HTB

Frailty in older HIV positive people: independent associations with serious morbidity and mortality

Simon Collins, HIV i-Base

Frailty is a critical age-related risk that over the last ten years has increasingly been highlighted as an important factor in older people living with HIV. [1, 2, 3] A new analysis from the US MACS by Sean Kelly and colleagues reports independent associations between frailty and cardiovascular disease (CVD), bone disease, diabetes and mortality. [4]

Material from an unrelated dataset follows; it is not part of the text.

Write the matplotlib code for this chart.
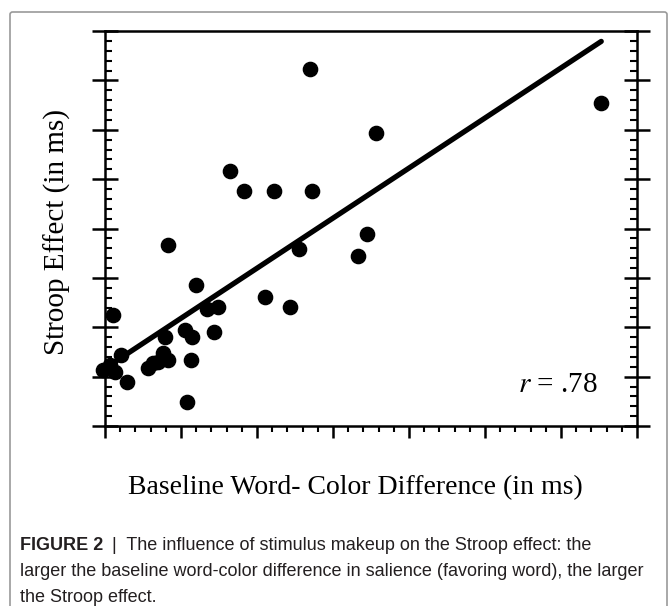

The study included 821 men and 195 women >40 years who were enrolled between 2013-14. Median age was 51 years (IQR: 46 to 56), median CD4 count 621 cells/mm3(IQR: 52 to 827) and 91% had undetectable viral load on ART). Other demographics included 48% white, 29% Black and 23% Hispanic/other, with 39% defined by BMI as overweight and 28% obese.

Frailty was defined as having three or more of the five frailty Fried criteria. [5]

At baseline 62 (6%) of the cohort were defined as frail and 390 (38%) as pre-frail (meeting 1-2 criteria). By week 48, a further 194 participants (19%) progressed to frailty due to changes in the following criteria: weight loss (n=22), low physical activity (n=53), exhaustion (n=72), grip weakness (n=80), and slow gait speed (n=26).

During a median follow-up time of 4.0 years, highest event rates were reported for diabetes and bone disease (see Table 1) both occurring after a median 23 months follow-up.

In adjusted multivariate analysis, baseline frailty was associated with both new onset diabetes and CVD with a trend towards bone events. An increase in frailty from baseline to week 48 was significantly associated with mortality, but was not associated with incident CVD, diabetes, or bone events.  See Table 1. Baseline pre-frailty was not significantly associated with any of the clinical outcomes.

Of the frailty criteria, gait speed, a strong predictor of mortality in older HIV negative adults was most associated with diabetes (p=0.03) and CVD (p=0.06).

Although prevalence of frailty was relatively low at baseline in this population with well-controlled HIV the results support frailty assessment in older HIV positive people.

Frailty can be stopped or reduced by management that includes physical training to increase strength, balance and physical activity. Structured exercise programmes can improve weight, strength, and cardiorespiratory fitness, and reduce the number of frailty criteria.

The study concludes that such interventions are low-risk and, at minimum, may improve health outcomes directly consequent to frailty.

Table 1: Event rates during follow-up

Condition No. events adj. IRR (95%CI) p Med time to event
Diabetes 84 2.29 (1.03 to 5.10) 0.04 23 months
Bone disease 61 2.31 (0.96 to 5.52) 0.06 23 months
CVD 43 3.83 (1.59 to 9.23) 0.003 21 months
Death 27 3.78 (1.52 to 9.39) 0.004 48-week analysis

References

  1. Desquilbet L et al. HIV-1 infection is associated with an earlier occurrence of a phenotype related to frailty. J Gerontol A Biol Sci Med Sci. 2007;62(11):1279–86.
    https://www.ncbi.nlm.nih.gov/pubmed/18000149
  2. Akgun KMet al.An adapted frailty-related phenotype and the VACS index as predictors of hospitalization and mortality in HIV-infected and uninfected individuals. J Acquir Immune Defic Syndr 2014,67:397-404.
    https://www.ncbi.nlm.nih.gov/pmc/articles/PMC4213242
  3. Piggott DA et al. Frailty in HIV: epidemiology, biology, measurement, interventions, and research needs. Curr HIV/AIDS Rep. 2016 Dec; 13(6): 340–348. doi: 10.1007/s11904-016-0334-8.
    https://www.ncbi.nlm.nih.gov/pmc/articles/PMC5131367
  4. Kelly SG et al. Frailty is an independent risk factor for mortality, cardiovascular disease, bone disease and diabetes among aging adults with HIV.Clinical Infectious Diseases, ciy1101. DOI: 10.1093/cid/ciy1101 (24 December 2018).
    https://academic.oup.com/cid/advance-article-abstract/doi/10.1093/cid/ciy1101/5258114
  5. Fried LP et al. Frailty in older adults: evidence for a phenotype. J Gerontol A Biol Sci Med Sci 2001,56:M146–156.